**Exercise**:
In the listing that follows, retype every line from the first through the one containing "var pieExploded = ['AUDUSD', 'NZDUSD'];". Pictures are to be left out.

**Data shown**:
■ ■ ■ ■ ■ ■ ■
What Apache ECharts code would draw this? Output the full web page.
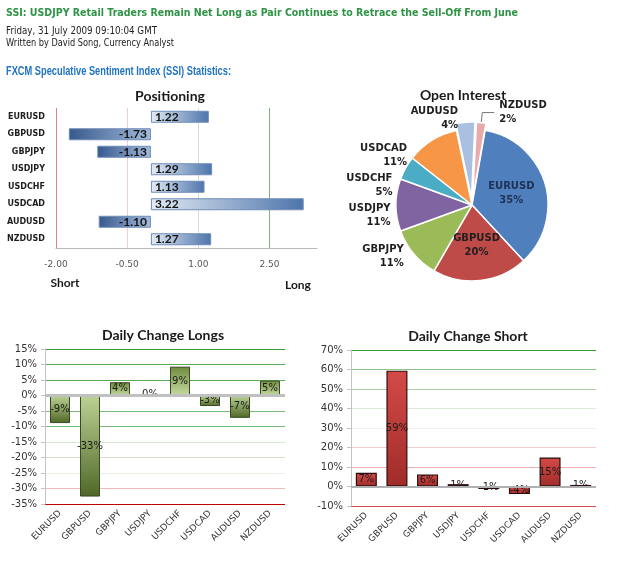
<!DOCTYPE html>
<html>
<head>
	<meta charset="UTF-8">
	<title>SSI: USDJPY Retail Traders Remain Net Long</title>
	<script src="https://cdn.jsdelivr.net/npm/echarts@6/dist/echarts.min.js"></script>
	<style>
		body { margin: 0; background: #fff; }
		#canvas { position: absolute; left: 0; top: 0; width: 635px; height: 575px; }
		.hd { position: absolute; left: 6px; white-space: nowrap; transform-origin: 0 50%; z-index: 2; }
		.h1 { top: 6px; font: bold 11px "DejaVu Sans"; line-height: 14px; color: #2e9445; }
		.h2 { top: 25px; font: 10px "DejaVu Sans"; line-height: 12px; color: #222; }
		.h3 { top: 37px; font: 10px "DejaVu Sans"; line-height: 12px; color: #222; }
		.h4 { top: 64px; font: bold 12px "Liberation Sans"; line-height: 14px; color: #1f73c3; }
	</style>
</head>
<body>
	<!-- page header -->
	<div class="hd h1" data-w="512">SSI: USDJPY Retail Traders Remain Net Long as Pair Continues to Retrace the Sell-Off From June</div>
	<div class="hd h2" data-w="151">Friday, 31 July 2009 09:10:04 GMT</div>
	<div class="hd h3" data-w="168">Written by David Song, Currency Analyst</div>
	<div class="hd h4" data-w="225">FXCM Speculative Sentiment Index (SSI) Statistics:</div>

	<div id="canvas"></div>

<script type="text/javascript">
	// fit header lines to their width in the original page
	document.querySelectorAll('.hd').forEach(function (el) {
		var w = el.getBoundingClientRect().width;
		el.style.transform = 'scaleX(' + (el.dataset.w / w) + ')';
	});

	var pairs = ['EURUSD', 'GBPUSD', 'GBPJPY', 'USDJPY', 'USDCHF', 'USDCAD', 'AUDUSD', 'NZDUSD'];
	var positioning = [1.22, -1.73, -1.13, 1.29, 1.13, 3.22, -1.10, 1.27];
	var openInterest = [35, 20, 11, 11, 5, 11, 4, 2];
	var longsChange = [-8.9, -32.6, 4.3, 0.4, 9.3, -3.4, -7.2, 4.8];
	var shortsChange = [7.0, 59.4, 6.2, 1.2, -1.3, -3.9, 14.9, 0.8];

	var posAxis = { min: -2, max: 3.5, interval: 1.5 };
	var longsAxis = { min: -35, max: 15, interval: 5 };
	var shortsAxis = { min: -10, max: 70, interval: 10 };

	var pieColors = ['#4f7fbd', '#be4b48', '#9bbb59', '#8064a2', '#4bacc6', '#f79646', '#a9c0e0', '#e8abab'];
	var pieInside = ['EURUSD', 'GBPUSD'];
	var pieExploded = ['AUDUSD', 'NZDUSD'];

	var lg = echarts.graphic.LinearGradient;
	var tickFont = 'DejaVu Sans';
	var titleFont = 'bold 14px Lato';

	var myChart = echarts.init(document.getElementById('canvas'));

	var option = {
		animation: false,
		graphic: [
			{ type: 'text', style: { text: 'Positioning', x: 170, y: 96, textAlign: 'center', textVerticalAlign: 'middle', font: titleFont, fill: '#1a1a1a' } },
			{ type: 'text', style: { text: 'Open Interest', x: 463, y: 95, textAlign: 'center', textVerticalAlign: 'middle', font: titleFont, fill: '#1a1a1a' } },
			{ type: 'text', style: { text: 'Daily Change Longs', x: 163, y: 335, textAlign: 'center', textVerticalAlign: 'middle', font: titleFont, fill: '#1a1a1a' } },
			{ type: 'text', style: { text: 'Daily Change Short', x: 468, y: 336, textAlign: 'center', textVerticalAlign: 'middle', font: titleFont, fill: '#1a1a1a' } },
			{ type: 'text', style: { text: 'Short', x: 65, y: 283, textAlign: 'center', textVerticalAlign: 'middle', font: 'bold 12px Lato', fill: '#1a1a1a' } },
			{ type: 'text', style: { text: 'Long', x: 298, y: 285, textAlign: 'center', textVerticalAlign: 'middle', font: 'bold 12px Lato', fill: '#1a1a1a' } }
		],
		grid: [
			{ left: 56, top: 108, width: 261, height: 140 },
			{ left: 45, top: 349, width: 240, height: 155 },
			{ left: 351, top: 350, width: 245, height: 156 }
		],
		xAxis: [
			{
				gridIndex: 0, type: 'value', min: posAxis.min, max: posAxis.max, interval: posAxis.interval,
				axisLine: { show: true, onZero: false, lineStyle: { color: '#b8b8b8' } },
				axisTick: { show: false },
				axisLabel: { showMaxLabel: false, margin: 12, fontSize: 9, fontFamily: tickFont, color: '#555',
					formatter: function (v) { return v.toFixed(2); } },
				splitLine: { show: true, showMaxLine: false,
					lineStyle: { color: ['#dc8580', '#f2cdcd', '#cfe4cf', '#7fb27f', 'rgba(0,0,0,0)'] } }
			},
			{
				gridIndex: 1, type: 'category', data: pairs,
				axisLine: { show: false, onZero: false },
				axisTick: { show: false },
				axisLabel: { interval: 0, rotate: 45, margin: 8, fontSize: 9, fontFamily: tickFont, color: '#333' }
			},
			{
				gridIndex: 2, type: 'category', data: pairs,
				axisLine: { show: false, onZero: false },
				axisTick: { show: false },
				axisLabel: { interval: 0, rotate: 45, margin: 8, fontSize: 9, fontFamily: tickFont, color: '#333' }
			}
		],
		yAxis: [
			{
				gridIndex: 0, type: 'category', data: pairs, inverse: true,
				axisLine: { show: false }, axisTick: { show: false },
				axisLabel: { margin: 11, fontSize: 8, fontWeight: 'bold', fontFamily: tickFont, color: '#1e1e1e' }
			},
			{
				gridIndex: 1, type: 'value', min: longsAxis.min, max: longsAxis.max, interval: longsAxis.interval,
				axisLine: { show: true, lineStyle: { color: '#c4c4c4' } },
				axisTick: { show: true, length: 4, lineStyle: { color: '#c4c4c4' } },
				axisLabel: { formatter: '{value}%', margin: 8, fontSize: 10, fontFamily: tickFont, color: '#333' },
				splitLine: { show: true, lineStyle: { color: ['#c00000', '#f3b9b9', '#e8f1e4', '#d9dccc', '#d5e8d2',
					'#79bb79', '#79bb79', '#c8c8c8', '#5aaa5a', '#5aaa5a', '#3d9a3d'] } }
			},
			{
				gridIndex: 2, type: 'value', min: shortsAxis.min, max: shortsAxis.max, interval: shortsAxis.interval,
				axisLine: { show: true, lineStyle: { color: '#c4c4c4' } },
				axisTick: { show: true, length: 4, lineStyle: { color: '#c4c4c4' } },
				axisLabel: { formatter: '{value}%', margin: 8, fontSize: 10, fontFamily: tickFont, color: '#333' },
				splitLine: { show: true, lineStyle: { color: ['#d24a4a', '#c8c8c8', '#eeb0b0', '#f3cccc', '#f0f0f0',
					'#dcebd5', '#a9cfa3', '#8ec48a', '#2e9a3a'] } }
			}
		],
		series: [
			{
				name: 'Positioning', type: 'bar', xAxisIndex: 0, yAxisIndex: 0, barWidth: 12,
				label: { show: true, fontSize: 12, fontWeight: 'bold', fontFamily: 'Lato', color: '#111',
					formatter: function (p) { return p.value.toFixed(2); } },
				data: positioning.map(function (v) {
					return {
						value: v,
						label: { position: v < 0 ? 'insideRight' : 'insideLeft', distance: 4 },
						itemStyle: {
							borderColor: '#6f8db8', borderWidth: 1,
							color: v < 0
								? new lg(0, 0, 1, 0, [{ offset: 0, color: '#36598c' }, { offset: 1, color: '#a3bbdb' }])
								: new lg(0, 0, 1, 0, [{ offset: 0, color: '#e3ebf5' }, { offset: 1, color: '#4d74aa' }])
						}
					};
				})
			},
			{
				name: 'Open Interest', type: 'pie', center: [472, 205], radius: 76, startAngle: 80,
				selectedMode: 'multiple', selectedOffset: 7, avoidLabelOverlap: true,
				itemStyle: { borderColor: '#fff', borderWidth: 1.5 },
				label: { fontSize: 10, fontWeight: 'bold', fontFamily: tickFont, color: '#1f1f1f', lineHeight: 14,
					formatter: '{b}\n{c}%' },
				labelLine: { show: false, length: 4, length2: 2 },
				data: pairs.map(function (name, i) {
					var inside = pieInside.indexOf(name) >= 0;
					return {
						name: name, value: openInterest[i],
						selected: pieExploded.indexOf(name) >= 0,
						itemStyle: { color: pieColors[i] },
						label: { position: inside ? 'inside' : 'outside', color: i === 0 ? '#1d3256' : '#1f1f1f' },
						labelLine: name === 'NZDUSD'
							? { show: true, length: 10, length2: 12, lineStyle: { color: '#777' } }
							: { show: false }
					};
				})
			},
			{
				name: 'Daily Change Longs', type: 'bar', xAxisIndex: 1, yAxisIndex: 1, barWidth: 20,
				label: { show: true, position: 'inside', fontSize: 10, fontFamily: tickFont, color: '#1a1a1a',
					formatter: function (p) { return Math.round(p.value) + '%'; } },
				data: longsChange.map(function (v) {
					return {
						value: v,
						itemStyle: {
							borderColor: '#3a4a20', borderWidth: 1,
							color: v < 0
								? new lg(0, 0, 0, 1, [{ offset: 0, color: '#bcd295' }, { offset: 1, color: '#4f6828' }])
								: new lg(0, 0, 0, 1, [{ offset: 0, color: '#6f8c3c' }, { offset: 1, color: '#c6daa0' }])
						}
					};
				}),
				markLine: { silent: true, symbol: 'none', label: { show: false },
					lineStyle: { color: '#c0c0c0', width: 3, type: 'solid' }, data: [{ yAxis: 0 }] }
			},
			{
				name: 'Daily Change Short', type: 'bar', xAxisIndex: 2, yAxisIndex: 2, barWidth: 21,
				label: { show: true, position: 'inside', fontSize: 10, fontFamily: tickFont, color: '#1a1a1a',
					formatter: function (p) { return Math.round(p.value) + '%'; } },
				itemStyle: {
					borderColor: '#2b0d0d', borderWidth: 1.2,
					color: new lg(0, 0, 0, 1, [{ offset: 0, color: '#d44a47' }, { offset: 1, color: '#a02c2a' }])
				},
				data: shortsChange,
				markLine: { silent: true, symbol: 'none', label: { show: false },
					lineStyle: { color: '#b0b0b0', width: 2, type: 'solid' }, data: [{ yAxis: 0 }] }
			}
		]
	};

	myChart.setOption(option);
</script>
</body>
</html>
■ ■ ■ ■ ■ ■ ■
**The solution**:
What Apache ECharts code would draw this? Output the full web page.
<!DOCTYPE html>
<html>
<head>
	<meta charset="UTF-8">
	<title>SSI: USDJPY Retail Traders Remain Net Long</title>
	<script src="https://cdn.jsdelivr.net/npm/echarts@6/dist/echarts.min.js"></script>
	<style>
		body { margin: 0; background: #fff; }
		#canvas { position: absolute; left: 0; top: 0; width: 635px; height: 575px; }
		.hd { position: absolute; left: 6px; white-space: nowrap; transform-origin: 0 50%; z-index: 2; }
		.h1 { top: 6px; font: bold 11px "DejaVu Sans"; line-height: 14px; color: #2e9445; }
		.h2 { top: 25px; font: 10px "DejaVu Sans"; line-height: 12px; color: #222; }
		.h3 { top: 37px; font: 10px "DejaVu Sans"; line-height: 12px; color: #222; }
		.h4 { top: 64px; font: bold 12px "Liberation Sans"; line-height: 14px; color: #1f73c3; }
	</style>
</head>
<body>
	<!-- page header -->
	<div class="hd h1" data-w="512">SSI: USDJPY Retail Traders Remain Net Long as Pair Continues to Retrace the Sell-Off From June</div>
	<div class="hd h2" data-w="151">Friday, 31 July 2009 09:10:04 GMT</div>
	<div class="hd h3" data-w="168">Written by David Song, Currency Analyst</div>
	<div class="hd h4" data-w="225">FXCM Speculative Sentiment Index (SSI) Statistics:</div>

	<div id="canvas"></div>

<script type="text/javascript">
	// fit header lines to their width in the original page
	document.querySelectorAll('.hd').forEach(function (el) {
		var w = el.getBoundingClientRect().width;
		el.style.transform = 'scaleX(' + (el.dataset.w / w) + ')';
	});

	var pairs = ['EURUSD', 'GBPUSD', 'GBPJPY', 'USDJPY', 'USDCHF', 'USDCAD', 'AUDUSD', 'NZDUSD'];
	var positioning = [1.22, -1.73, -1.13, 1.29, 1.13, 3.22, -1.10, 1.27];
	var openInterest = [35, 20, 11, 11, 5, 11, 4, 2];
	var longsChange = [-8.9, -32.6, 4.3, 0.4, 9.3, -3.4, -7.2, 4.8];
	var shortsChange = [7.0, 59.4, 6.2, 1.2, -1.3, -3.9, 14.9, 0.8];

	var posAxis = { min: -2, max: 3.5, interval: 1.5 };
	var longsAxis = { min: -35, max: 15, interval: 5 };
	var shortsAxis = { min: -10, max: 70, interval: 10 };

	var pieColors = ['#4f7fbd', '#be4b48', '#9bbb59', '#8064a2', '#4bacc6', '#f79646', '#a9c0e0', '#e8abab'];
	var pieInside = ['EURUSD', 'GBPUSD'];
	var pieExploded = ['AUDUSD', 'NZDUSD'];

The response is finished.